Location
- Bristol, United States, Tennessee 37620
- 36°34′34″N 82°10′25″W﻿ / ﻿36.5761°N 82.1735°W

Information
- Denomination: Independent Baptist
- Founded: 2001
- Founder: Bro. Dewey Williams
- Status: Closed
- Closed: 2010
- Principal: Tim Clark
- Faculty: 12.8 (on FTE basis)
- Grades: K–12
- Enrollment: 151 (2007–08)
- Student to teacher ratio: 11.8:1
- Language: English
- Colors: Red Black
- Fight song: "Have No Fear, Ye Mountaineers"
- Sports: Basketball, 8-man football, Volleyball
- Mascot: Mountaineer
- Affiliation: Belle Meadows Baptist Church
- Website: https://web.archive.org/web/20100302121409/http://mebsonline.org:80/

= Mountain Empire Baptist School =

Defunct school in Bristol, Tennessee

Mountain Empire Baptist School was a private Baptist K-12 Christian school, and was a ministry of Belle Meadows Baptist Church.
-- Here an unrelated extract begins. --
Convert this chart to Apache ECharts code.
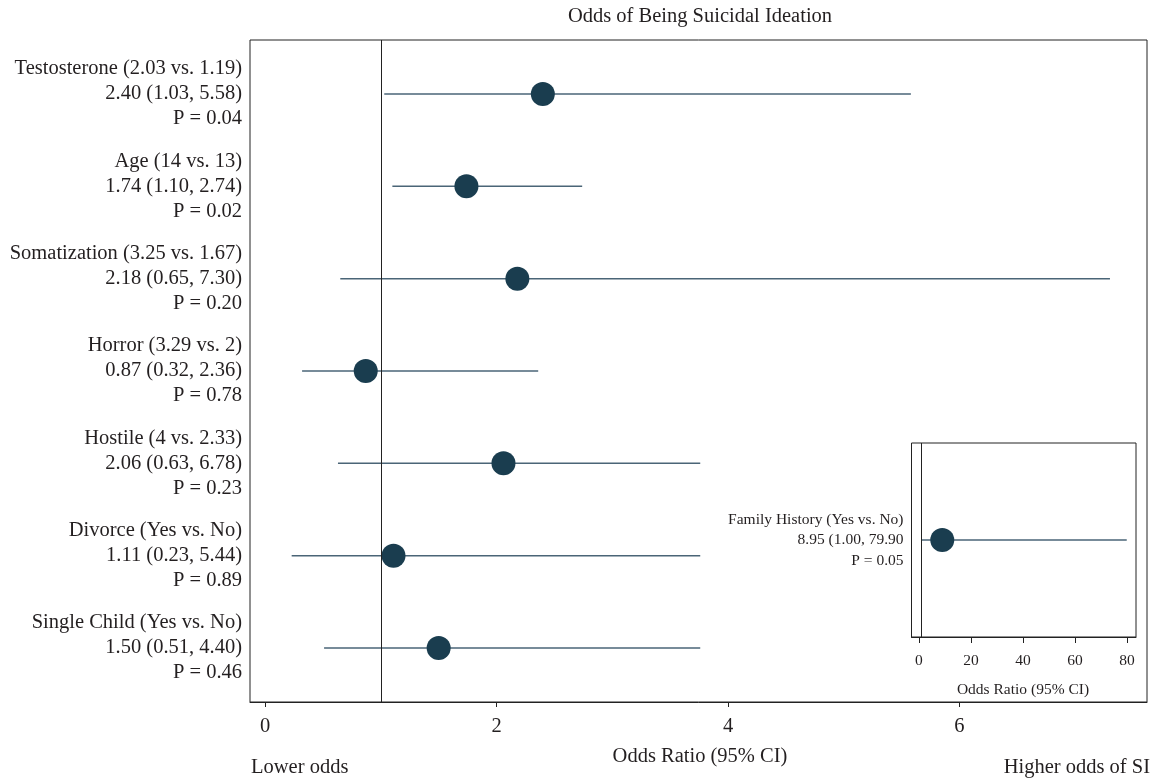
<!DOCTYPE html>
<html>
<head>
<meta charset="utf-8">
<script src="https://cdn.jsdelivr.net/npm/echarts@6/dist/echarts.min.js"></script>
<style>html,body{margin:0;padding:0;background:#fff}#c{width:1156px;height:780px}</style>
</head>
<body>
<div id="c"></div>
<script>
const rowNames = ['Testosterone (2.03 vs. 1.19)', 'Age (14 vs. 13)', 'Somatization (3.25 vs. 1.67)', 'Horror (3.29 vs. 2)', 'Hostile (4 vs. 2.33)', 'Divorce (Yes vs. No)', 'Single Child (Yes vs. No)'];
const oddsRatio = [2.40, 1.74, 2.18, 0.87, 2.06, 1.11, 1.50];
const ciLower = [1.03, 1.10, 0.65, 0.32, 0.63, 0.23, 0.51];
const ciUpper = [5.58, 2.74, 7.30, 2.36, 6.78, 5.44, 4.40];
const drawnUpper = [5.58, 2.74, 7.30, 2.36, 3.76, 3.76, 3.76];
const pValues = ['0.04', '0.02', '0.20', '0.78', '0.23', '0.89', '0.46'];
const mainTicks = [0, 2, 4, 6];

const insetName = 'Family History (Yes vs. No)';
const insetOR = 8.95;
const insetLower = 1.00;
const insetUpper = 79.90;
const insetP = '0.05';
const insetTicks = [0, 20, 40, 60, 80];

const FONT = "'Liberation Serif', 'DejaVu Serif', serif";
const TXT = '#231f20';
const DOT = '#1a3d4f';
const BAR = '#4a6577';
const FS = 20.5;
const FSI = 15.5;

const chart = echarts.init(document.getElementById('c'), null, {renderer: 'canvas'});

function barRender(params, api) {
  const y = api.value(2);
  const a = api.coord([api.value(0), y]);
  const b = api.coord([api.value(1), y]);
  return {type: 'line', shape: {x1: a[0], y1: a[1], x2: b[0], y2: b[1]}, style: {stroke: BAR, lineWidth: 1.5}};
}

const option = {
  animation: false,
  textStyle: {fontFamily: FONT, color: TXT},
  grid: [
    {left: 250, top: 40, width: 897, height: 662, show: true, borderColor: '#222', borderWidth: 1, backgroundColor: 'transparent'},
    {left: 911.5, top: 443, width: 224.5, height: 194, show: true, borderColor: '#222', borderWidth: 1, backgroundColor: '#fff'}
  ],
  xAxis: [
    {type: 'value', gridIndex: 0, min: -0.13, max: 7.62,
     axisLine: {show: true, onZero: false, lineStyle: {color: '#222'}},
     axisTick: {show: true, customValues: mainTicks, length: 5, lineStyle: {color: '#222'}},
     axisLabel: {customValues: mainTicks, fontSize: FS, fontFamily: FONT, color: TXT, margin: 14},
     splitLine: {show: false}},
    {type: 'value', gridIndex: 1, min: -2.88, max: 83.46,
     axisLine: {show: true, onZero: false, lineStyle: {color: '#222'}},
     axisTick: {show: true, customValues: insetTicks, length: 6, lineStyle: {color: '#222'}},
     axisLabel: {customValues: insetTicks, fontSize: FSI, fontFamily: FONT, color: TXT, margin: 16},
     splitLine: {show: false}}
  ],
  yAxis: [
    {type: 'value', gridIndex: 0, inverse: true, min: -0.585, max: 6.585,
     axisLine: {show: false, onZero: false}, axisTick: {show: false}, splitLine: {show: false},
     axisLabel: {customValues: [0, 1, 2, 3, 4, 5, 6], margin: 8, fontSize: FS, lineHeight: 25, fontFamily: FONT, color: TXT, align: 'right',
       formatter: function (v) {
         const i = Math.round(v);
         return rowNames[i] + '\n' + oddsRatio[i].toFixed(2) + ' (' + ciLower[i].toFixed(2) + ', ' + ciUpper[i].toFixed(2) + ')\nP = ' + pValues[i];
       }}},
    {type: 'value', gridIndex: 1, min: -1, max: 1,
     axisLine: {show: false, onZero: false}, axisTick: {show: false}, splitLine: {show: false},
     axisLabel: {customValues: [0], margin: 8, fontSize: FSI, lineHeight: 20.5, fontFamily: FONT, color: TXT, align: 'right',
       formatter: function () {
         return insetName + '\n' + insetOR.toFixed(2) + ' (' + insetLower.toFixed(2) + ', ' + insetUpper.toFixed(2) + '\nP = ' + insetP;
       }}}
  ],
  series: [
    {type: 'custom', xAxisIndex: 0, yAxisIndex: 0, renderItem: barRender, encode: {x: [0, 1], y: 2},
     data: rowNames.map((_, i) => [ciLower[i], drawnUpper[i], i]), z: 2},
    {type: 'scatter', xAxisIndex: 0, yAxisIndex: 0, symbolSize: 24, itemStyle: {color: DOT, opacity: 1},
     data: oddsRatio.map((v, i) => [v, i]), z: 3,
     markLine: {silent: true, symbol: ['none', 'none'], label: {show: false}, lineStyle: {color: '#222', width: 1, type: 'solid'}, data: [{xAxis: 1}]}},
    {type: 'custom', xAxisIndex: 1, yAxisIndex: 1, renderItem: barRender, encode: {x: [0, 1], y: 2},
     data: [[insetLower, insetUpper, 0]], z: 2},
    {type: 'scatter', xAxisIndex: 1, yAxisIndex: 1, symbolSize: 24, itemStyle: {color: DOT, opacity: 1},
     data: [[insetOR, 0]], z: 3,
     markLine: {silent: true, symbol: ['none', 'none'], label: {show: false}, lineStyle: {color: '#222', width: 1, type: 'solid'}, data: [{xAxis: 1}]}}
  ],
  graphic: [
    {type: 'text', x: 700, y: 17, style: {text: 'Odds of Being Suicidal Ideation', align: 'center', verticalAlign: 'middle', fontSize: FS, fontFamily: FONT, fill: TXT}},
    {type: 'text', x: 700, y: 757, style: {text: 'Odds Ratio (95% CI)', align: 'center', verticalAlign: 'middle', fontSize: FS, fontFamily: FONT, fill: TXT}},
    {type: 'text', x: 251, y: 768, style: {text: 'Lower odds', align: 'left', verticalAlign: 'middle', fontSize: FS, fontFamily: FONT, fill: TXT}},
    {type: 'text', x: 1150, y: 768, style: {text: 'Higher odds of SI', align: 'right', verticalAlign: 'middle', fontSize: FS, fontFamily: FONT, fill: TXT}},
    {type: 'text', x: 1023, y: 690, style: {text: 'Odds Ratio (95% CI)', align: 'center', verticalAlign: 'middle', fontSize: FSI, fontFamily: FONT, fill: TXT}}
  ]
};
chart.setOption(option);
</script>
</body>
</html>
Started in 2001, it was member of the Tennessee Association of Christian Schools.

With old fashioned style worship and preaching from the King James Bible (1611), it was a Baptist school without apologizing for doctrine, heritage, nor for zeal.
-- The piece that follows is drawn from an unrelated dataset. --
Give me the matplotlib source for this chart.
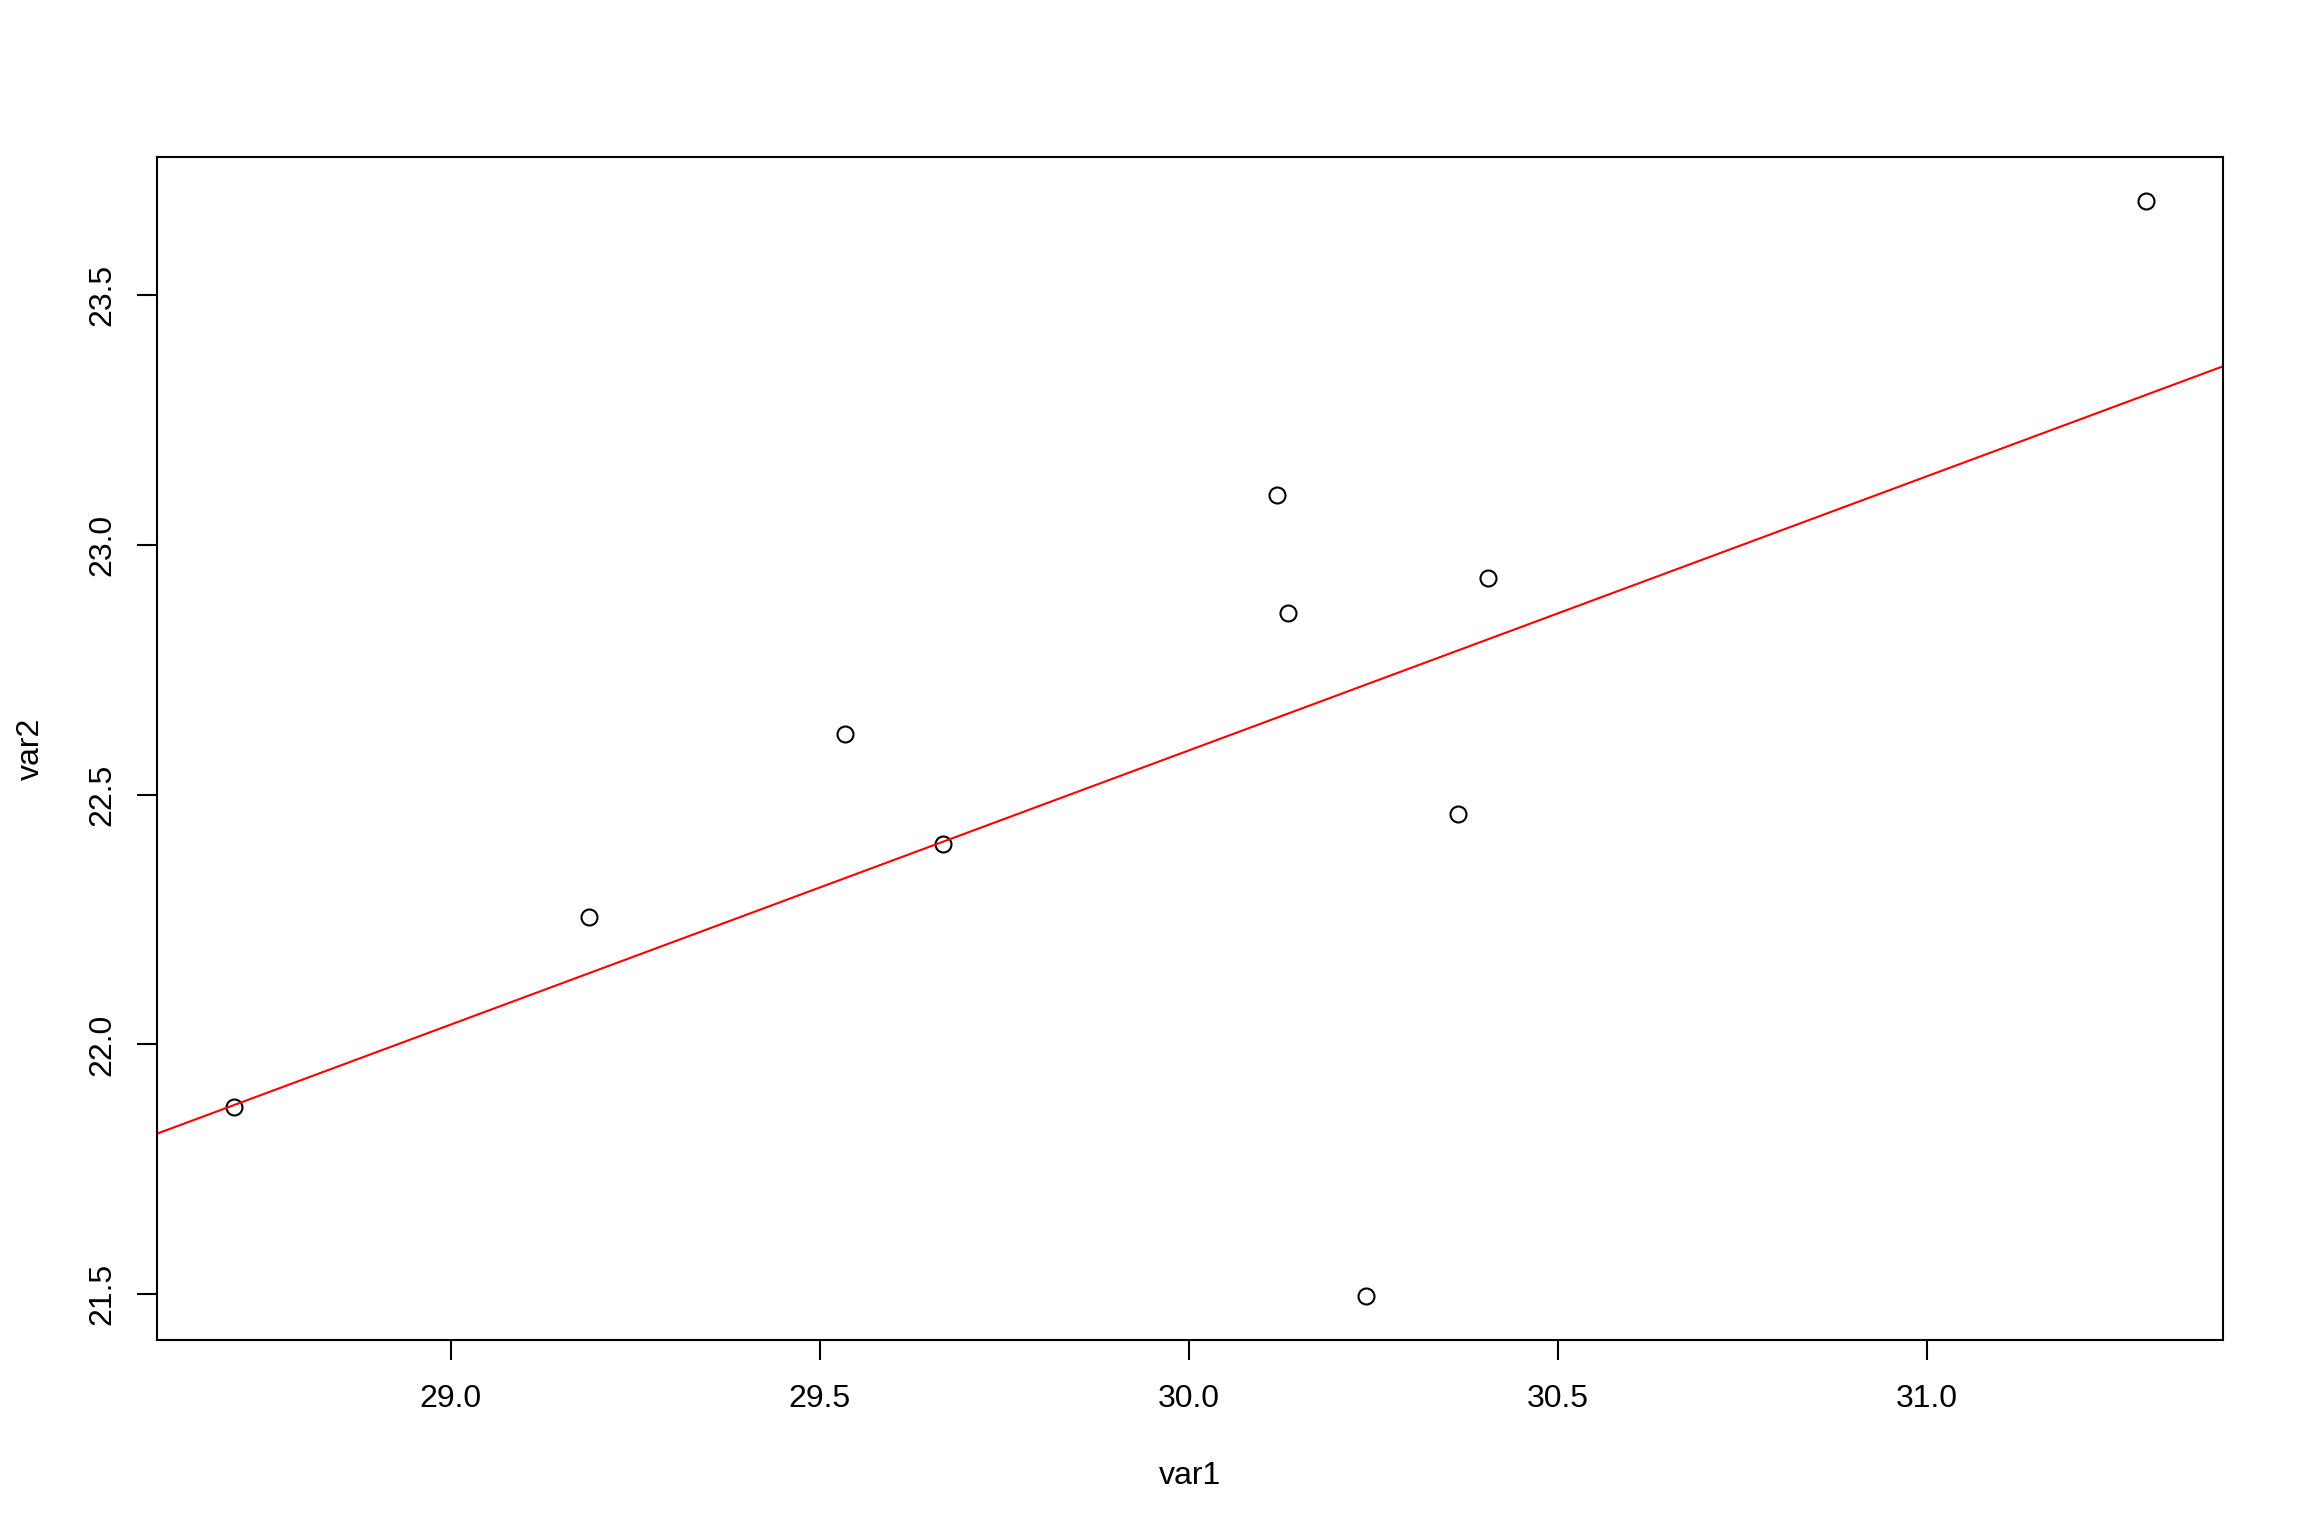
import numpy as np
import matplotlib
matplotlib.use("Agg")
import matplotlib.pyplot as plt

var1 = [28.706, 29.187, 29.534, 29.667, 30.119, 30.134, 30.240, 30.365, 30.405, 31.297]
var2 = [21.874, 22.256, 22.622, 22.401, 23.100, 22.863, 21.496, 22.462, 22.934, 23.689]
xticks = [29.0, 29.5, 30.0, 30.5, 31.0]
yticks = [21.5, 22.0, 22.5, 23.0, 23.5]

plt.rcParams['font.family'] = ['Liberation Sans', 'DejaVu Sans']

fig = plt.figure(figsize=(23.04, 15.36), dpi=100)
ax = fig.add_axes([157/2304, 1 - 1340/1536, (2223-157)/2304, (1340-157)/1536])

x = np.array(var1)
y = np.array(var2)
ax.plot(x, y, linestyle='none', marker='o', markersize=11.5, markerfacecolor='none',
        markeredgecolor='black', markeredgewidth=1.5)

slope, intercept = np.polyfit(x, y, 1)
ax.axline((0, intercept), slope=slope, color='red', linewidth=1.5)

rx = x.max() - x.min()
ry = y.max() - y.min()
ax.set_xlim(x.min() - 0.04 * rx, x.max() + 0.04 * rx)
ax.set_ylim(y.min() - 0.04 * ry, y.max() + 0.04 * ry)

ax.set_xticks(xticks)
ax.set_xticklabels([f"{v:.1f}" for v in xticks])
ax.set_yticks(yticks)
ax.set_yticklabels([f"{v:.1f}" for v in yticks], rotation=90, va='center')

for s in ax.spines.values():
    s.set_linewidth(1.5)
    s.set_color('black')

ax.tick_params(axis='both', direction='out', length=14.4, width=1.5, labelsize=23, colors='black')
ax.tick_params(axis='x', pad=17)
ax.tick_params(axis='y', pad=14)

ax.set_xlabel('var1', fontsize=23, labelpad=34)
ax.set_ylabel('var2', fontsize=23, labelpad=30)

fig.savefig('out.png', dpi=100, facecolor='white')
Their goal was to not take the place of the Christian home, but seek to complement it. The curriculum used for all grades was A Beka. Subjects were taught from a Biblical viewpoint and were based upon the firm foundation of spiritual truth. Social development was encouraged through the teaching of good manners, high moral standards, respect for parents and authority, and patriotism.

==Athletics==
8 man football
2007 TAACS Tennessee State Champions

MEBS Retired Numbers
11 - Andrew King 06-10 Basketball(all-time leading scorer), Football, Baseball
10 - Charli Fricker volleyball, basketball.